Do you have an i5-4690k lying around or something close to it? If Yes, please do include that in your CPU testing. If not, please do include that in your CPU testing :p
Article already said goodluck with quad cores. Did you somehow miss that.

This wasn't a cpu test. A game being able to utilize 6+ threads doesn't mean it will run poorly on a quad core with only 4 threads. You get dimishing returns with cpu core and utilization anyways.
That entirely depends on the game in question.

Battlefield, with 64 player multiplayer, showed nothing short of massive gains with 8 thread usage.

You get diminishing returns if your CPU cant handle the game you are playing too. Battlefield multiplier is one of the few games that can push quad cores to breaking point on higher framerate systems.
 
That entirely depends on the game in question.

Battlefield, with 64 player multiplayer, showed nothing short of massive gains with 8 thread usage.

You get diminishing returns if your CPU cant handle the game you are playing too. Battlefield multiplier is one of the few games that can push quad cores to breaking point on higher framerate systems.

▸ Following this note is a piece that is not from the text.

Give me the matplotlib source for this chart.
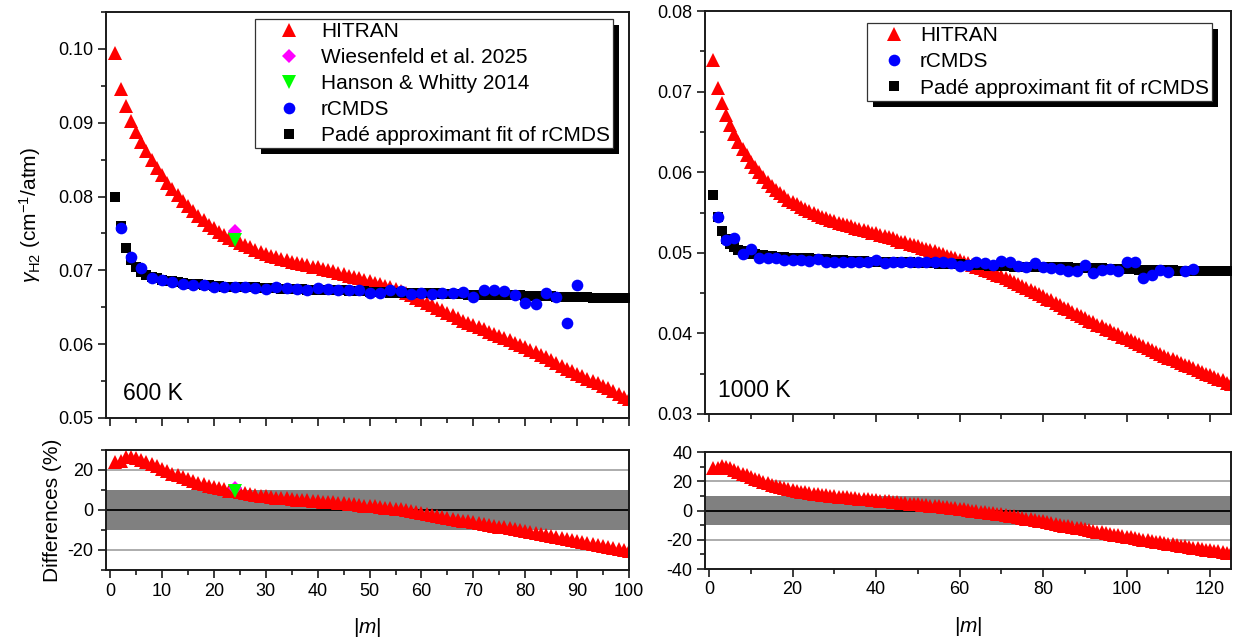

Well, I think the person wanted to know whether the game will be playable or run smoothly (eg. Upper 40s to 60 fps average) at decent settings, on an average system rather than getting high benchmarks on a higher end system. For most gamers with a budget, pushing 100+ framerates (or even past 60 with vsync) isn't important. Upper 40s fps is probably playable and 50s fps is probably good enough to be considered smooth - especially when using an average 60-75 htz monitor.